European Union ministers made final decision by voting on Dec. 22 to extend anti-dumping duties on shoes from Vietnam and China for 15 months.
The duty extensions, expected to come into force on Jan. 1, 2010 will apply to middle and high-end leather shoes–the major export staples of Vietnam’s leather and footwear industry that are currently offered at a more competitive price than those from other countries.
Early information suggested that ten countries voted in favor of the duty extension, including France, Italy, Spain, Portugal, Poland, Bulgaria, Romania, Hungary, Greece and Slovenia. There were 13 nations voting against the plan, yet the decision was taken because of abstention votes by four nations– Germany, Austria , Malta and Latvia, which would be considered as supportive of the plan.

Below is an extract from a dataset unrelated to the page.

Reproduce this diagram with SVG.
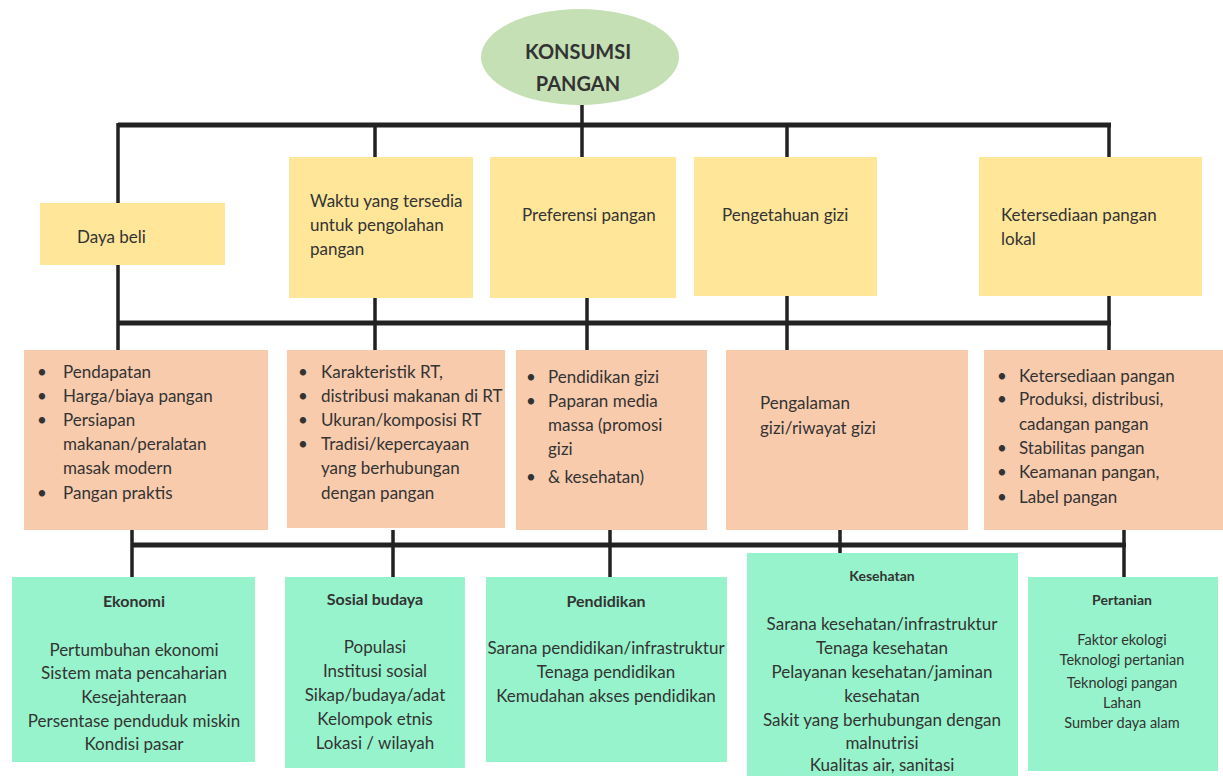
<svg xmlns="http://www.w3.org/2000/svg" width="1223" height="776" viewBox="0 0 1223 776">
<style>
text{font-family:Lato,"Noto Sans","Liberation Sans",sans-serif;fill:#333;}
.y{fill:#ffe699;}
.o{fill:#f8cbad;}
.g{fill:#97f3cb;}
.yt{font-size:17px;}
.ot{font-size:17px;}
.gt{font-size:17px;text-anchor:middle;}
.gh{font-size:16px;font-weight:bold;text-anchor:middle;}
.pt{font-size:14.5px;text-anchor:middle;}
.ph{font-size:14px;font-weight:bold;text-anchor:middle;}
.bus{stroke:#222;stroke-width:5;fill:none;}
.ln{stroke:#222;stroke-width:3.5;fill:none;}
</style>
<rect width="1223" height="776" fill="#fff"/>
<g id="connectors">
<path class="bus" d="M118 125H1111"/>
<path class="ln" d="M582 105V125M375 125V157M582 125V157M787 125V157M1109 125V157M118 123V203"/>
<path class="bus" d="M118 323H1111"/>
<path class="ln" d="M118 265V350M375 298V350M587 298V350M787 296V350M1109 296V350"/>
<path class="bus" d="M132 545H1126"/>
<path class="ln" d="M132 530V577M393 530V577M610 530V577M840 530V553M1124 530V577"/>
</g>
<g id="root">
<ellipse cx="580" cy="57" rx="99" ry="48" fill="#c5e0b4"/>
<text x="578" y="59" text-anchor="middle" style="font-size:20px;font-weight:bold">KONSUMSI</text>
<text x="578" y="91" text-anchor="middle" style="font-size:20px;font-weight:bold">PANGAN</text>
</g>
<g id="y1"><rect class="y" x="40" y="203" width="185" height="62"/><text class="yt" x="77" y="243">Daya beli</text></g>
<g id="y2"><rect class="y" x="289" y="157" width="184" height="141"/><text class="yt" x="310" y="207">Waktu yang tersedia</text><text class="yt" x="310" y="231">untuk pengolahan</text><text class="yt" x="310" y="255">pangan</text></g>
<g id="y3"><rect class="y" x="490" y="157" width="186" height="141"/><text class="yt" x="522" y="221">Preferensi pangan</text></g>
<g id="y4"><rect class="y" x="694" y="157" width="183" height="139"/><text class="yt" x="722" y="221">Pengetahuan gizi</text></g>
<g id="y5"><rect class="y" x="979" y="157" width="223" height="139"/><text class="yt" x="1001" y="221">Ketersediaan pangan</text><text class="yt" x="1001" y="245">lokal</text></g>
<g id="o1"><rect class="o" x="24" y="350" width="244" height="180"/>
<text class="ot" x="37" y="378">•</text><text class="ot" x="63" y="378">Pendapatan</text>
<text class="ot" x="37" y="402">•</text><text class="ot" x="63" y="402">Harga/biaya pangan</text>
<text class="ot" x="37" y="426">•</text><text class="ot" x="63" y="426">Persiapan</text>
<text class="ot" x="63" y="450">makanan/peralatan</text>
<text class="ot" x="63" y="474">masak modern</text>
<text class="ot" x="37" y="499">•</text><text class="ot" x="63" y="499">Pangan praktis</text></g>
<g id="o2"><rect class="o" x="287" y="350" width="218" height="178"/>
<text class="ot" x="298" y="378">•</text><text class="ot" x="321" y="378">Karakteristik RT,</text>
<text class="ot" x="298" y="402">•</text><text class="ot" x="321" y="402">distribusi makanan di RT</text>
<text class="ot" x="298" y="426">•</text><text class="ot" x="321" y="426">Ukuran/komposisi RT</text>
<text class="ot" x="298" y="450">•</text><text class="ot" x="321" y="450">Tradisi/kepercayaan</text>
<text class="ot" x="321" y="474">yang berhubungan</text>
<text class="ot" x="321" y="499">dengan pangan</text></g>
<g id="o3"><rect class="o" x="516" y="350" width="191" height="180"/>
<text class="ot" x="526" y="383">•</text><text class="ot" x="548" y="383">Pendidikan gizi</text>
<text class="ot" x="526" y="407">•</text><text class="ot" x="548" y="407">Paparan media</text>
<text class="ot" x="548" y="431">massa (promosi</text>
<text class="ot" x="548" y="455">gizi</text>
<text class="ot" x="526" y="483">•</text><text class="ot" x="548" y="483">&amp;  kesehatan)</text></g>
<g id="o4"><rect class="o" x="726" y="350" width="242" height="180"/>
<text class="ot" x="760" y="409">Pengalaman</text>
<text class="ot" x="760" y="434">gizi/riwayat gizi</text></g>
<g id="o5"><rect class="o" x="984" y="350" width="239" height="180"/>
<text class="ot" x="997" y="382">•</text><text class="ot" x="1019" y="382">Ketersediaan pangan</text>
<text class="ot" x="997" y="405">•</text><text class="ot" x="1019" y="405">Produksi, distribusi,</text>
<text class="ot" x="1019" y="430">cadangan pangan</text>
<text class="ot" x="997" y="454">•</text><text class="ot" x="1019" y="454">Stabilitas pangan</text>
<text class="ot" x="997" y="478">•</text><text class="ot" x="1019" y="478">Keamanan pangan,</text>
<text class="ot" x="997" y="503">•</text><text class="ot" x="1019" y="503">Label pangan</text></g>
<g id="g1"><rect class="g" x="12" y="577" width="243" height="185"/>
<text class="gh" x="134" y="607">Ekonomi</text>
<text class="gt" x="134" y="656">Pertumbuhan ekonomi</text>
<text class="gt" x="134" y="679">Sistem mata pencaharian</text>
<text class="gt" x="134" y="703">Kesejahteraan</text>
<text class="gt" x="134" y="727">Persentase penduduk miskin</text>
<text class="gt" x="134" y="750">Kondisi pasar</text></g>
<g id="g2"><rect class="g" x="285" y="577" width="180" height="191"/>
<text class="gh" x="375" y="605">Sosial budaya</text>
<text class="gt" x="375" y="653">Populasi</text>
<text class="gt" x="375" y="677">Institusi sosial</text>
<text class="gt" x="375" y="701">Sikap/budaya/adat</text>
<text class="gt" x="375" y="725">Kelompok etnis</text>
<text class="gt" x="375" y="749">Lokasi / wilayah</text></g>
<g id="g3"><rect class="g" x="486" y="577" width="241" height="185"/>
<text class="gh" x="606" y="607">Pendidikan</text>
<text class="gt" x="606" y="654">Sarana pendidikan/infrastruktur</text>
<text class="gt" x="606" y="678">Tenaga pendidikan</text>
<text class="gt" x="606" y="702">Kemudahan akses pendidikan</text></g>
<g id="g4"><rect class="g" x="747" y="553" width="271" height="223"/>
<text class="gh" x="882" y="581" style="font-size:14px">Kesehatan</text>
<text class="gt" x="882" y="630">Sarana kesehatan/infrastruktur</text>
<text class="gt" x="882" y="654">Tenaga kesehatan</text>
<text class="gt" x="882" y="678">Pelayanan kesehatan/jaminan</text>
<text class="gt" x="882" y="702">kesehatan</text>
<text class="gt" x="882" y="726">Sakit yang berhubungan dengan</text>
<text class="gt" x="882" y="749">malnutrisi</text>
<text class="gt" x="882" y="771">Kualitas air, sanitasi</text></g>
<g id="g5"><rect class="g" x="1028" y="577" width="190" height="194"/>
<text class="ph" x="1122" y="605">Pertanian</text>
<text class="pt" x="1122" y="645">Faktor ekologi</text>
<text class="pt" x="1122" y="665">Teknologi pertanian</text>
<text class="pt" x="1122" y="688">Teknologi pangan</text>
<text class="pt" x="1122" y="708">Lahan</text>
<text class="pt" x="1122" y="728">Sumber daya alam</text></g>
</svg>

The European Commission - the legislative arm of the EU - is currently imposing an anti-dumping tariff rate of 16.5 percent on Chinese and 10 percent on Vietnamese leather shoes.
The imposed tax on Vietnam’s exported shoes over the past three years caused serious impacts on Vietnamese footwear makers employing more than 650,000 workers.
Earlier, the EU anti-dumping advisory committee that is composed of senior trade officials from 27 member states, voted on Nov. 19 not to extend the tariffs.
The EC first imposed the anti-dumping duties in 2006 after European shoe manufacturers complained that they were unable to compete against low-cost producers in China and Vietnam.
Punitive taxes on imported shoes created a strong division within EU members since its introduction to limit the market share of cheap Chinese and Vietnamese shoes.
Many EU member states described these duties as “protective” of European shoemakers’ community from foreign competition. Famous retailers such as Clarks, Adidas and Puma also voiced against EC’s protective measures.
According to EC statistics, leather footwear from Vietnam and China currently accounts for 30 percent of the European market share.